Monday, March 6, 2006

Organic Scriptwriting

It seems everything has become organic these days, even scriptwriting. At the London Book Fair Writing for the Screen Masterclass I attended yesterday, I counted at least 3 uses of the word ‘organic’ in relation to scriptwriting. Tim Firth said his approach to writing comedy was ‘organic’ in that he let the humour emerge from the characters rather than from one-liners he wanted to add to the script. Deborah Moggach spoke of the ‘organic’ feel to her recent adaptation of Pride and Prejudice. And Amy Jenkins, when asked if she first writes the dialogue and then adds further details, or if everything is written in parallel, agreed that it was the latter, and that this was an ‘organic ‘ process.

I’ve been to similar events as this before and though they are always incredibly useful, the limitation of the set-up is that there is never enough time to fully discuss specific issues that crop up. I’ve encountered the word organic in connection to scriptwriting a few times recently, though I can’t say that I can remember the context at this moment in time. Yesterday, after the third instance of the word ‘organic’ (there may have been more, but I stopped counting) I started to wonder exactly what they meant – it all seemed a bit vague. When I got home I decided to look up the word organic in the dictionary to help put it in context and this is what I found:

adjective 1 relating to or derived from living matter. 2 not involving or produced with chemical fertilizers or other artificial chemicals. 3 Chemistry relating to or denoting compounds containing carbon and chiefly or ultimately of biological origin. 4 relating to or affecting a bodily organ or organs. 5 (of the elements of a whole) harmoniously related. 6 characterized by natural development.
The latter two definitions proved useful. I liked Tim Firth’s assertion that he finds the comedy from the characters. As I mentioned in my first post, I get to read quite a lot of sitcoms and more often than not the characters are secondary to the jokes or slapstick situations and it just doesn’t work. When I think of my favourite sitcoms, I think of the characters and the way they relate to each other. I think Father Ted’s dreams of fame continually thwarted by Dougal, Jack or Mrs Doyle and Blackadder’s scheming destroyed by Baldrick. It’s the blueprint for any story – somebody wants something, someone or something stands in their way. In that sense, Amy Jenkins’ overall approach to writing (and it has to be said, most screenwriter’s approach to writing – why make extra work for yourself by going back and adding details, except if you are actually re-writing?) and Tim Firth’s description of creating the comedy in a story meet definition number 5 and definition number 6. If a story is about someone who wants something, then everything stems from that character which could be said to be ‘a natural development’. As such, the comedic value of a story and the scene descriptions should also be ‘harmoniously related’ elements of the whole story.

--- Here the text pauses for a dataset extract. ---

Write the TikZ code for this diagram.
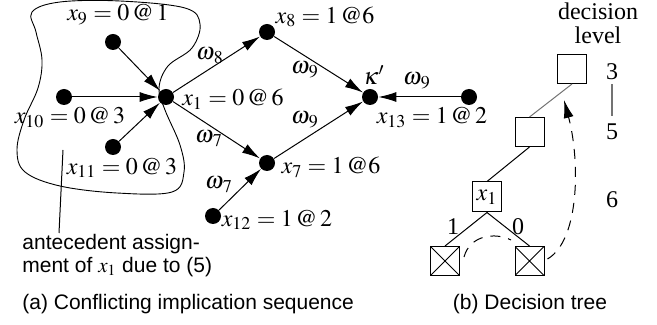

This all may seem fairly obvious but I had never really thought of describing scriptwriting as an organic process before. Certainly I agree that all aspects of the script, from the characters to the dialogue, the arena and the pacing should fit together with no one aspect of the craft of writing overtaking another. But perhaps because writing a script can so often be such a laborious, painful process I didn’t associate it with being either harmonious or natural.

On that note, I’m off to start chopping carrots for dinner (organic carrots, of course!).